Run ./duplicate_removing.sh files/* and get output

the files/10.txt is a copy files/10.txt.copied
rm -v files/10.txt.copied
the files/1.txt is a copy files/1.txt.copied
rm -v files/1.txt.copied
the files/2.txt is a copy files/2.txt.copied
rm -v files/2.txt.copied
the files/3.txt is a copy files/3.txt.copied
rm -v files/3.txt.copied
the files/4.txt is a copy files/4.txt.copied
rm -v files/4.txt.copied
the files/5.txt is a copy files/5.txt.copied
rm -v files/5.txt.copied
the files/6.txt is a copy files/6.txt.copied
rm -v files/6.txt.copied
the files/7.txt is a copy files/7.txt.copied
rm -v files/7.txt.copied
the files/8.txt is a copy files/8.txt.copied
rm -v files/8.txt.copied
the files/9.txt is a copy files/9.txt.copied
rm -v files/9.txt.copied

You can use finddup for this. Read this!!! http://manpages.ubuntu.com/manpages/xenial/man1/finddup.1.html

If you're fine with a GUI tool instead, I can highly recommend Czkawka. You can very easily find duplicate files, filter out the files you want (they are grouped by default) and delete the files you do not need.

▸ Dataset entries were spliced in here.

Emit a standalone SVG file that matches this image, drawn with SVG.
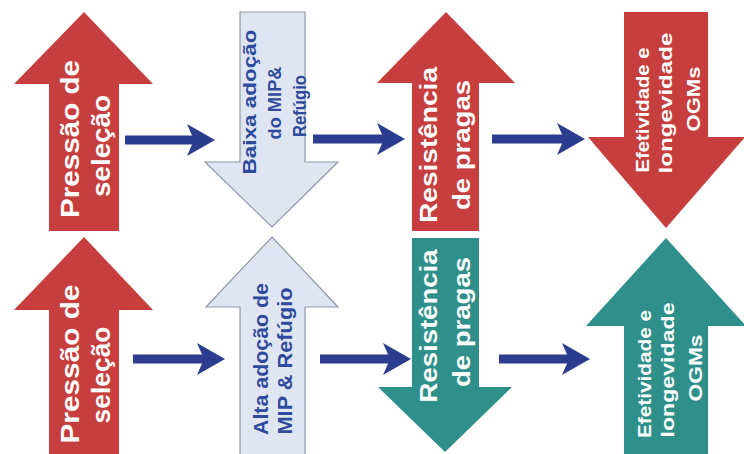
<svg xmlns="http://www.w3.org/2000/svg" width="744" height="454" viewBox="0 0 744 454">
<defs>
<style>
.red{fill:#c63e3d;}
.teal{fill:#2f8f8a;}
.light{fill:#dfe6f2;stroke:#8e98a8;stroke-width:1.2;}
text{font-family:"Liberation Sans",Arial,sans-serif;font-weight:bold;text-anchor:middle;}
.w{fill:#ffffff;}
.b{fill:#2f4a9c;}
.conn{stroke:#2c3d8f;stroke-width:9;fill:none;marker-end:url(#head);}
</style>
<marker id="head" viewBox="0 0 28 32" markerWidth="28" markerHeight="32" markerUnits="userSpaceOnUse" refX="8" refY="16" orient="auto">
<path d="M0,0 L28,16 L0,32 L7,16 Z" fill="#2c3d8f"/>
</marker>
</defs>
<rect width="744" height="454" fill="#ffffff"/>

<g id="pressao-top">
<polygon class="red" points="84,12 153,84 119,84 119,231 49,231 49,84 14,84"/>
<text class="w" font-size="25" transform="translate(79,139) rotate(-90)" textLength="158" lengthAdjust="spacingAndGlyphs">Pressão de</text>
<text class="w" font-size="25" transform="translate(110,146) rotate(-90)" textLength="102" lengthAdjust="spacingAndGlyphs">seleção</text>
</g>

<g id="pressao-bottom">
<polygon class="red" points="84,237 153,310 119,310 119,456 49,456 49,310 14,310"/>
<text class="w" font-size="25" transform="translate(79,364) rotate(-90)" textLength="159" lengthAdjust="spacingAndGlyphs">Pressão de</text>
<text class="w" font-size="25" transform="translate(110,375) rotate(-90)" textLength="97" lengthAdjust="spacingAndGlyphs">seleção</text>
</g>

<g id="baixa-adocao">
<polygon class="light" points="240,12 305,12 305,162 338,162 272,227 205,162 240,162"/>
<text class="b" font-size="18" transform="translate(256,102) rotate(-90)" textLength="145" lengthAdjust="spacingAndGlyphs">Baixa adoção</text>
<text class="b" font-size="18" transform="translate(281,103) rotate(-90)" textLength="73" lengthAdjust="spacingAndGlyphs">do MIP&amp;</text>
<text class="b" font-size="18" transform="translate(306,106) rotate(-90)" textLength="62" lengthAdjust="spacingAndGlyphs">Refúgio</text>
</g>

<g id="alta-adocao">
<polygon class="light" points="272,237 338,307 305,307 305,456 240,456 240,307 206,307"/>
<text class="b" font-size="20" transform="translate(268,359) rotate(-90)" textLength="152" lengthAdjust="spacingAndGlyphs">Alta adoção de</text>
<text class="b" font-size="20" transform="translate(292,361) rotate(-90)" textLength="147" lengthAdjust="spacingAndGlyphs">MIP &amp; Refúgio</text>
</g>

<g id="resistencia-top">
<polygon class="red" points="446,12 515,83 479,83 479,231 412,231 412,83 377,83"/>
<text class="w" font-size="24" transform="translate(437,145) rotate(-90)" textLength="156" lengthAdjust="spacingAndGlyphs">Resistência</text>
<text class="w" font-size="24" transform="translate(470,145) rotate(-90)" textLength="130" lengthAdjust="spacingAndGlyphs">de pragas</text>
</g>

<g id="resistencia-bottom">
<polygon class="teal" points="412,238 479,238 479,387 512,387 445,452 378,387 412,387"/>
<text class="w" font-size="24" transform="translate(437,326) rotate(-90)" textLength="153" lengthAdjust="spacingAndGlyphs">Resistência</text>
<text class="w" font-size="24" transform="translate(470,322) rotate(-90)" textLength="130" lengthAdjust="spacingAndGlyphs">de pragas</text>
</g>

<g id="efetividade-top">
<polygon class="red" points="624,12 708,12 708,137 745,137 666,228 588,137 624,137"/>
<text class="w" font-size="19" transform="translate(649,110) rotate(-90)" textLength="125" lengthAdjust="spacingAndGlyphs">Efetividade e</text>
<text class="w" font-size="19" transform="translate(672,103) rotate(-90)" textLength="141" lengthAdjust="spacingAndGlyphs">longevidade</text>
<text class="w" font-size="19" transform="translate(700,99) rotate(-90)" textLength="65" lengthAdjust="spacingAndGlyphs">OGMs</text>
</g>

<g id="efetividade-bottom">
<polygon class="teal" points="666,238 746,326 708,326 708,456 624,456 624,326 586,326"/>
<text class="w" font-size="19" transform="translate(651,374) rotate(-90)" textLength="128" lengthAdjust="spacingAndGlyphs">Efetividade e</text>
<text class="w" font-size="19" transform="translate(674,370) rotate(-90)" textLength="135" lengthAdjust="spacingAndGlyphs">longevidade</text>
<text class="w" font-size="19" transform="translate(702,368) rotate(-90)" textLength="67" lengthAdjust="spacingAndGlyphs">OGMs</text>
</g>

<g id="connectors">
<line class="conn" x1="125" y1="140" x2="195" y2="140"/>
<line class="conn" x1="313" y1="139" x2="385" y2="139"/>
<line class="conn" x1="492" y1="139" x2="565" y2="139"/>
<line class="conn" x1="133" y1="359" x2="205" y2="359"/>
<line class="conn" x1="320" y1="359" x2="391" y2="359"/>
<line class="conn" x1="499" y1="359" x2="570" y2="359"/>
</g>
</svg>
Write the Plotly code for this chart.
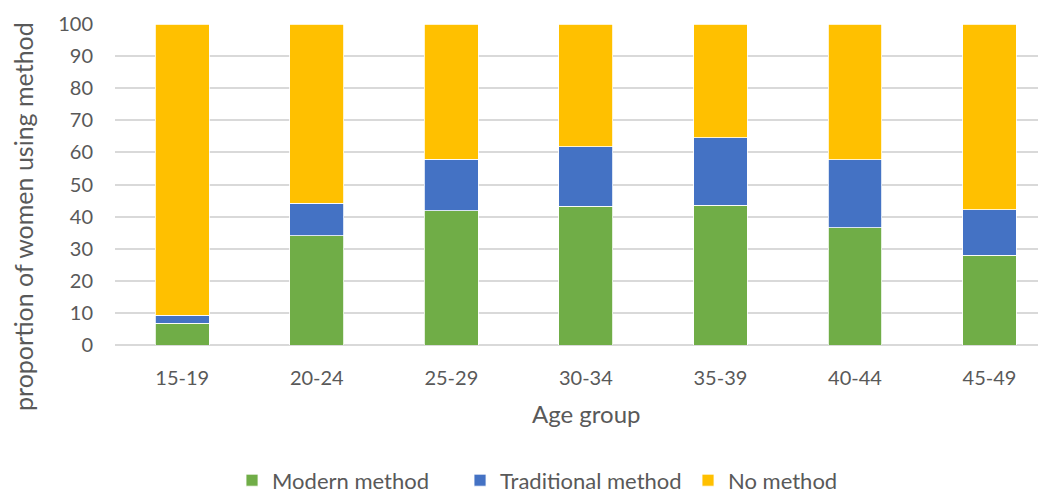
import plotly.graph_objects as go

categories = ["15-19", "20-24", "25-29", "30-34", "35-39", "40-44", "45-49"]
modern = [6.7, 34.1, 41.9, 43.2, 43.5, 36.6, 27.9]
traditional = [2.6, 10.0, 15.9, 18.5, 21.0, 21.1, 14.2]
no_method = [round(100 - m - t, 1) for m, t in zip(modern, traditional)]
y_ticks = [0, 10, 20, 30, 40, 50, 60, 70, 80, 90, 100]

FONT = "Lato"
GREY = "#595959"

fig = go.Figure()
series = [
    ("Modern method", modern, "#70AD47"),
    ("Traditional method", traditional, "#4472C4"),
    ("No method", no_method, "#FFC000"),
]
for name, vals, col in series:
    fig.add_trace(go.Bar(
        x=categories, y=vals, name=name,
        marker=dict(color=col, line=dict(color="white", width=0.8)),
        width=0.4,
    ))

# page body has an 8px default margin, so the figure is drawn 8px smaller
fig.update_layout(
    barmode="stack",
    width=1038, height=487,
    margin=dict(l=107, r=0, t=16, b=150),
    paper_bgcolor="white", plot_bgcolor="white",
    font=dict(family=FONT, size=20, color=GREY),
    showlegend=True,
    legend=dict(orientation="h", xref="paper", x=0.1257, xanchor="left",
                yref="container", y=0.03, yanchor="middle",
                font=dict(size=22, color=GREY), traceorder="normal",
                itemwidth=30, tracegroupgap=0, entrywidth=183),
    xaxis=dict(range=[-0.5, 6.42], showgrid=False, showline=False, zeroline=False,
               automargin=False,
               ticks="outside", ticklen=15, tickcolor="rgba(0,0,0,0)",
               tickfont=dict(size=20, color=GREY)),
    yaxis=dict(range=[0, 100], tickvals=y_ticks, showgrid=True, gridcolor="#d9d9d9",
               gridwidth=1.5, zeroline=True, zerolinecolor="#d9d9d9", zerolinewidth=1.5,
               automargin=False,
               showline=False, ticks="outside", ticklen=17, tickcolor="rgba(0,0,0,0)",
               tickfont=dict(size=20, color=GREY)),
    annotations=[
        dict(text="Age group", x=0.506, xref="paper", y=-0.212, yref="paper",
             showarrow=False, font=dict(size=24, color=GREY),
             xanchor="center", yanchor="middle"),
        dict(text="proportion of women using method", x=0, xref="paper", xshift=-92,
             y=0.399, yref="paper", showarrow=False, textangle=-90,
             font=dict(size=25, color=GREY), xanchor="center", yanchor="middle"),
    ],
)
fig.write_html("out.html")
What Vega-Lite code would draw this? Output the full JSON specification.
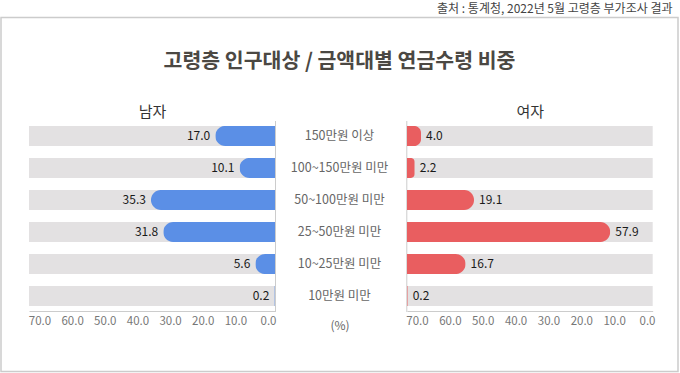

Also search is very fast and cached, so the next time you run it, it will be even faster.

https://github.com/qarmin/czkawka

You can easily install it on any distro, e.g. get it here on Flathub.

And if you insist on a CLI tool, the software itself also has/can be run as a CLI tool.

Also, it also seems to work on Windows or so.

(Note the similar question on SE Ubuntu.)